C'est ce genre de déclaration qui fait que Duncan est facile à caricaturer, pour ses adversaires. Ryan Hastman n'avait pas le temps de me parler (il n'a pas le temps de parler aux médias locaux, remarquez), alors c'est son porte-parole Paul Bunner (normalement rédacteur de discours de Stephen Harper) qui m'a dit que Linda Duncan «calomnie l'industrie des sables bitumineux», comme son chef, Jack Layton.

«Moi aussi, je parle d'économie, dit Linda Duncan, citant les jobs de l'économie verte. J'en parle différemment. Harper dit que l'économie canadienne a été la mieux gérée de l'Occident, pendant la crise. O.K., mais pourquoi cent communautés autochtones n'ont-elles pas accès à de l'eau potable? Harper veut aider les familles en fractionnant le revenu familial, quand madame reste à la maison. Que fait-on des mères célibataires qui travaillent?»

Duncan est une anomalie, disais-je, seule députée de la gauche dans une mer bleue. Le terme «espèce menacée» est peut-être plus juste: le Parti conservateur veut effacer, dixit Todd Babiak, de l'Edmonton Journal, «la grande humiliation, l'affreuse aberration» de sa seule défaite albertaine de 2008, aux mains du NPD.

L'équipe Harper a donc sorti l'artillerie lourde: Ryan Hastman est le candidat désigné depuis deux ans. Il distribue, au nom du gouvernement, des chèques de subvention partout en ville.

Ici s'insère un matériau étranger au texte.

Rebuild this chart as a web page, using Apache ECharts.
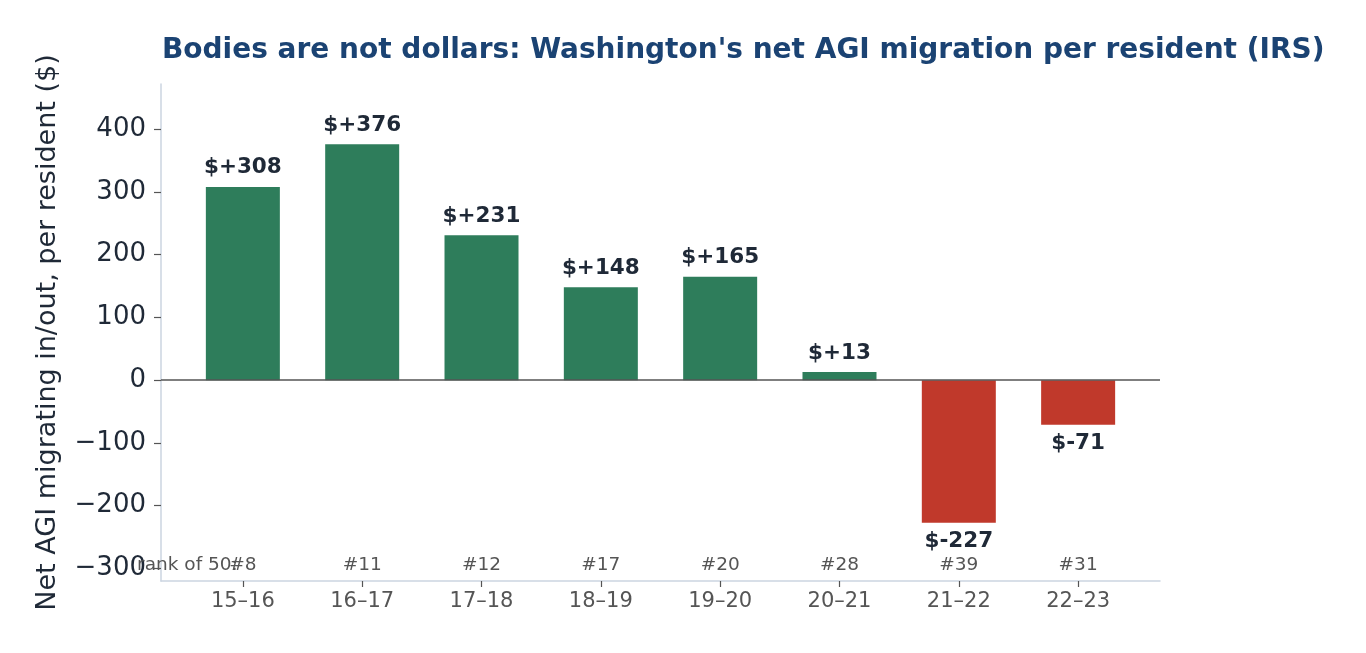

Il a frappé à 20 000 portes, dans ses tournées de la circonscription. Il est partout. Et c'est ce jeune homme de 30 ans, la semaine passée, qui a présenté le premier ministre, quand ce dernier est passé réchauffer les troupes de la région d'Edmonton.

Paul Bunner refuse de voir un symbole quelconque pour le PC, dans Edmonton-Strathcona. «C'est la course la plus chaude en Alberta. Nous voyons cette circonscription comme celle qui peut faire la différence entre une majorité et une minorité.»

Au moment d'acheter une plante, au marché, un bout de papier journal tombe du portefeuille de Linda Duncan. Je me penche pour le ramasser: c'est son horoscope du jour, découpé dans le journal. Le soleil, en Bélier, vous rend follement ambitieuse...

Reste à voir si l'ambition conservatrice fera culbuter celle de Linda Duncan.